I have enormous regard for Charles, but let me give you some advice. If he comes to take your order, don't think, "The manager's taking my order, I must be important." If you want dover sole, order linguine with truffles. If you want veal, order scallops. Whatever happens, don't order what you want. Because Charles will bring you something else.
PS: Tomorrow at 7pm, my stand-up comedy talk hits the Kensington & Chelsea Town Hall Library. Followed by Q and A. Tickets at credit-crunch prices - free. You can afford that, can't you?
Whatever possessed you to go to Chez Gerard last week with your young diners? I pass a Chez Gerard in the City of London around 9am to see olives, nibbles and bread already on the tables for the lunchtime trade! Think of their staleness come lunch, not to mention unwanted beasties like flies. Shame on you, you should have treated your guests to something better. I hope you paid for them?
Bradley Viljoen, London
People who love to see their name in print worry me. Please get rid of readers' letters now and maybe substitute a second photograph of yourself, assuming Boots can cope with the extra work.

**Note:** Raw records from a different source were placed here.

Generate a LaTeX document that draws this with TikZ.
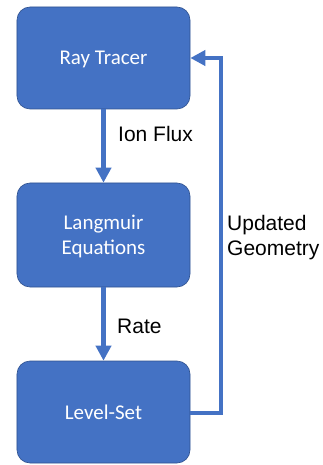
\documentclass[tikz,border=0pt]{standalone}
\usepackage{fontspec}
\setmainfont{Liberation Sans}
\newfontfamily\boxfont{Carlito}
\usetikzlibrary{arrows.meta}
\definecolor{boxblue}{HTML}{4472C4}
\definecolor{boxedge}{HTML}{2F528F}
\tikzset{
  procbox/.style={draw=boxedge, line width=0.6bp, fill=boxblue, rounded corners=13bp,
    minimum width=173bp, minimum height=102bp, inner sep=0pt, text=white, text depth=0pt,
    font=\boxfont\fontsize{21bp}{24.5bp}\selectfont, align=center},
  flow/.style={draw=boxblue, line width=4.5bp, -{Triangle[width=15bp,length=15bp]}},
  lbl/.style={font=\fontsize{21bp}{25bp}\selectfont, text=black, inner sep=0pt, anchor=west, align=left}
}
\begin{document}
\begin{tikzpicture}[x=1bp,y=-1bp]
\useasboundingbox (0,0) rectangle (322,465);
\node[procbox] (ray) at (103.5,58) {Ray Tracer};
\node[procbox, minimum height=104bp] (lang) at (103.5,235) {Langmuir\\Equations};
\node[procbox] (ls) at (103.5,412) {Level-Set};
\draw[flow] (ray) -- (lang);
\draw[flow] (lang) -- (ls);
\coordinate (c1) at (221,413);
\coordinate (c2) at (221,58);
\draw[flow, line join=miter] (ls.east |- c1) -- (c1) -- (c2) -- (ray.east |- c2);
\node[lbl] (ionflux) at (118,134) {Ion Flux};
\node[lbl] (rate) at (117,326) {Rate};
\node[lbl, anchor=north west] (upd) at (227,215) {Updated\\Geometry};
\end{tikzpicture}
\end{document}
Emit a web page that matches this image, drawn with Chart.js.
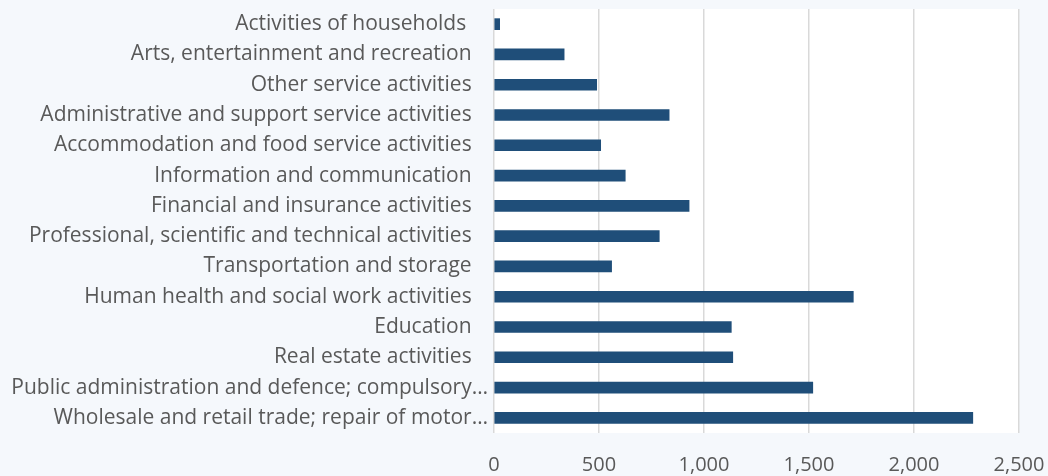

Andrew Hodgson, Lancashire
I most strongly object to your continual use of my name. You didn't even invite me to your engagement dinner, when, due to my unfortunate name, I am seldom asked anywhere. All I get is invites to fill spaces others have declined. Consequently I'm always hungry and undernourished. So how about sending me a small donation?
Moishe Pippick, aka Stanley and Gillian, North London
Here's how you can get quick service at the Ivy. The pre-theatre is always served at breakneck speed, as is the middle sitting, so they can get you out before the after-theatre crowd. Restaurants have become too greedy with the three sittings per table idea.